Dans le détail, et en plus des mesures déjà prises, ce plan prévoit de réaffirmer haut et fort la tolérance zéro contre toute forme d’atteinte à la personnalité, de diffuser largement les recommandations de l’analyse, en mettre en place des formations, mais aussi de conditionner l’octroi d’aides financières à l’engagement du respect de l’intégrité.

Les collectivités publiques veulent aussi clarifier les rôles au sein des structures, et permettre aux collaborateurs d’avoir accès gratuitement à une personne de confiance en extérieur. Un système d’alerte doit être mis en place au sein de chaque institution. Enfin l’efficacité du dispositif appelé à évoluer sera vérifiée dans deux ans. Il s’appliquera à tous les domaines de la culture.

Finies les ambiguïtés

Sami Kanaan a écarté la crainte que ces mesures ne détruisent l’emploi et que personne n’ose plus lancer un projet. Il est impossible de laisser agir un prédateur, a-t-il souligné.

« Le changement de société doit être à l’oeuvre aujourd’hui. Il y a quelques années, certaines choses étaient acceptées. Concernant les comportements toxiques, ce n’est plus le cas aujourd’hui », a commenté le conseiller d’Etat Thierry Apothéloz, en charge du Département de la cohésion sociale.

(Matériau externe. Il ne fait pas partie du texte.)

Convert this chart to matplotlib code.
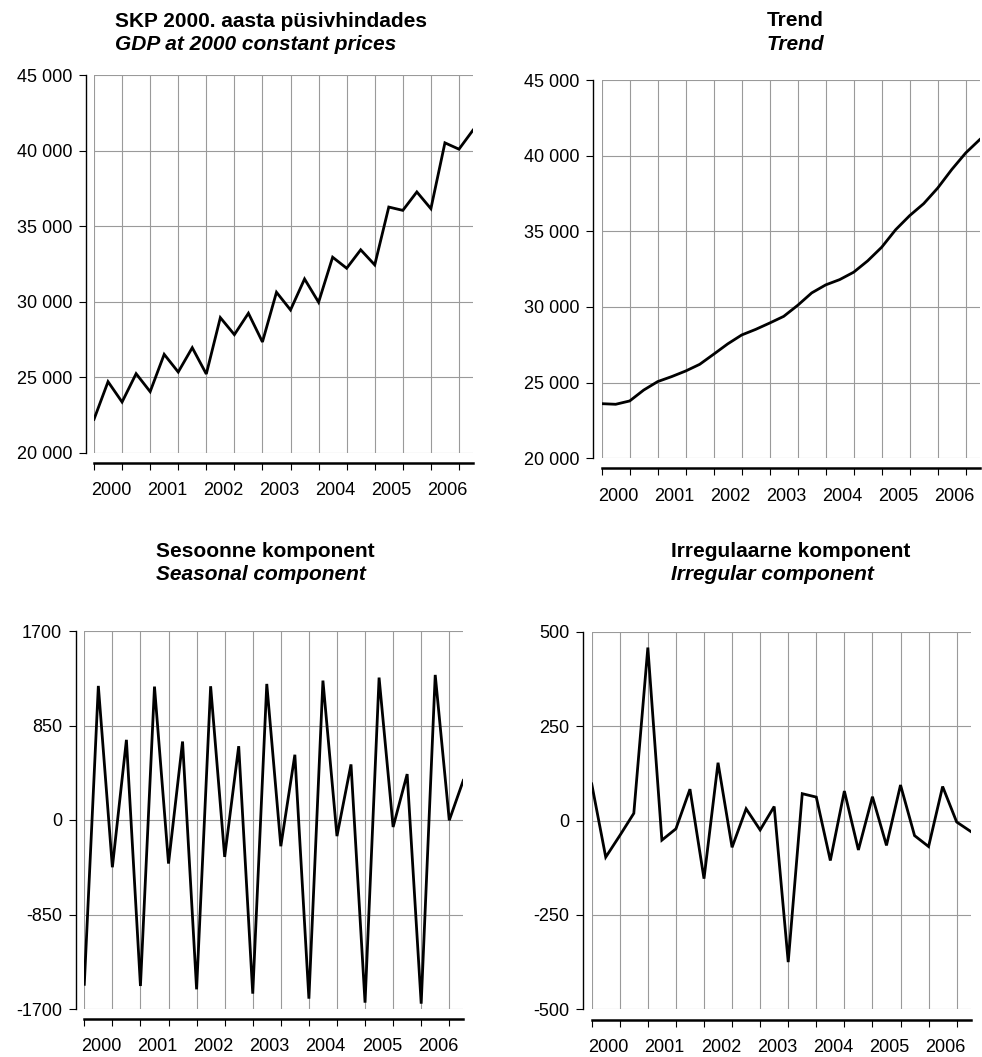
import matplotlib
matplotlib.use('Agg')
import matplotlib.pyplot as plt

plt.rcParams['font.family'] = ['Liberation Sans', 'DejaVu Sans']

# ---------------- data ----------------
years = ['2000', '2001', '2002', '2003', '2004', '2005', '2006']

gdp = [22210, 24700, 23355, 25230, 24040, 26510, 25340, 26950,
       25210, 28940, 27815, 29230, 27330, 30620, 29450, 31500,
       29960, 32940, 32210, 33430, 32430, 36260, 36040, 37260,
       36150, 40510, 40090, 41350]

trend = [23610, 23570, 23790, 24510, 25070, 25400, 25770, 26210,
         26880, 27560, 28150, 28520, 28940, 29380, 30110, 30930,
         31460, 31810, 32300, 33050, 33950, 35110, 36040, 36830,
         37860, 39080, 40180, 41060]

seasonal = [-1478, 1206, -425, 721, -1493, 1200, -392, 706,
            -1523, 1203, -332, 664, -1562, 1224, -236, 587,
            -1607, 1254, -145, 500, -1643, 1281, -63, 413,
            -1652, 1305, -3, 356]

irregular = [97, -97, -40, 19, 458, -52, -22, 83,
             -154, 153, -71, 31, -25, 37, -375, 71,
             62, -106, 78, -78, 63, -66, 94, -40,
             -69, 90, -4, -29]

gdp_ticks = [20000, 25000, 30000, 35000, 40000, 45000]
gdp_ticklabels = ['20 000', '25 000', '30 000', '35 000', '40 000', '45 000']
seas_ticks = [-1700, -850, 0, 850, 1700]
seas_ticklabels = ['-1700', '-850', '0', '850', '1700']
irr_ticks = [-500, -250, 0, 250, 500]
irr_ticklabels = ['-500', '-250', '0', '250', '500']

titles = [
    ('SKP 2000. aasta püsivhindades', 'GDP at 2000 constant prices'),
    ('Trend', 'Trend'),
    ('Sesoonne komponent', 'Seasonal component'),
    ('Irregulaarne komponent', 'Irregular component'),
]

# ---------------- layout (pixels) ----------------
W, H = 982, 1057
fig = plt.figure(figsize=(W / 100, H / 100), dpi=100)

PT = 0.72  # points per pixel at 100 dpi

panels = [
    dict(rect=(94, 75, 473, 452.7), data=gdp, ticks=gdp_ticks, labels=gdp_ticklabels,
         title=titles[0], tpos=(115, 21.7, 45), yoff=8, xoff=10),
    dict(rect=(601.7, 80, 979.7, 458.3), data=trend, ticks=gdp_ticks, labels=gdp_ticklabels,
         title=titles[1], tpos=(767, 20.7, 45), yoff=8.4, xoff=10),
    dict(rect=(84.3, 631, 463.3, 1009), data=seasonal, ticks=seas_ticks, labels=seas_ticklabels,
         title=titles[2], tpos=(156, 551.7, 575), yoff=8.3, xoff=10),
    dict(rect=(591.7, 631.7, 970.7, 1009.3), data=irregular, ticks=irr_ticks, labels=irr_ticklabels,
         title=titles[3], tpos=(671, 551.7, 575), yoff=8.4, xoff=10.7),
]

GRID = '#9a9a9a'
TICKFS = 13
TITLEFS = 15

for p in panels:
    x0, y0, x1, y1 = p['rect']
    ax = fig.add_axes([x0 / W, 1 - y1 / H, (x1 - x0) / W, (y1 - y0) / H])
    data = p['data']
    n = len(data)
    xs = list(range(n))
    ax.plot(xs, data, color='black', lw=2.0, solid_joinstyle='miter', zorder=3)

    ax.set_xlim(0, n - 1)
    ax.set_ylim(p['ticks'][0], p['ticks'][-1])

    # y axis
    ax.set_yticks(p['ticks'])
    ax.set_yticklabels(p['labels'])
    ax.tick_params(axis='y', direction='out', length=5, width=0.8, pad=5,
                   labelsize=TICKFS, colors='black')

    # x axis: major ticks every two quarters, minor (invisible) carry year labels
    ax.set_xticks(list(range(0, n - 1, 2)))
    ax.set_xticklabels([])
    ax.set_xticks([1.2 + 4 * k for k in range(len(years))], minor=True)
    ax.set_xticklabels(years, minor=True)
    ax.tick_params(axis='x', which='major', direction='out', length=5, width=0.8)
    ax.tick_params(axis='x', which='minor', length=0, pad=14, labelsize=TICKFS)

    ax.grid(True, which='major', axis='both', color=GRID, lw=0.8, zorder=1)
    ax.set_axisbelow(True)

    for s in ('top', 'right'):
        ax.spines[s].set_visible(False)
    ax.spines['left'].set_position(('outward', p['yoff'] * PT))
    ax.spines['left'].set_linewidth(1.0)
    ax.spines['bottom'].set_position(('outward', p['xoff'] * PT))
    ax.spines['bottom'].set_linewidth(1.8)

    tx, ty1, ty2 = p['tpos']
    fig.text(tx / W, 1 - ty1 / H, p['title'][0], ha='left', va='center',
             fontsize=TITLEFS, fontweight='bold')
    fig.text(tx / W, 1 - ty2 / H, p['title'][1], ha='left', va='center',
             fontsize=TITLEFS, fontweight='bold', style='italic')

fig.savefig('out.png', dpi=100)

« Il est primordial qu’il n’y ait plus l’ombre d’une ambiguïté ». Cette lutte contre le harcèlement et les discriminations figure d’ailleurs dans la loi sur la culture qui vient d’être déposée au Grand Conseil », a rappelé le ministre.

Condamnation

Pour mémoire, le directeur et chorégraphe de la compagnie Alias avait été condamné par le Tribunal de Lausanne à cinq mois de prison avec sursis pour actes d’ordre sexuel commis sur une jeune danseuse, une peine confirmée en appel par le Tribunal cantonal vaudois en mars. Privée de subventions, la compagnie Alias a été dissoute depuis.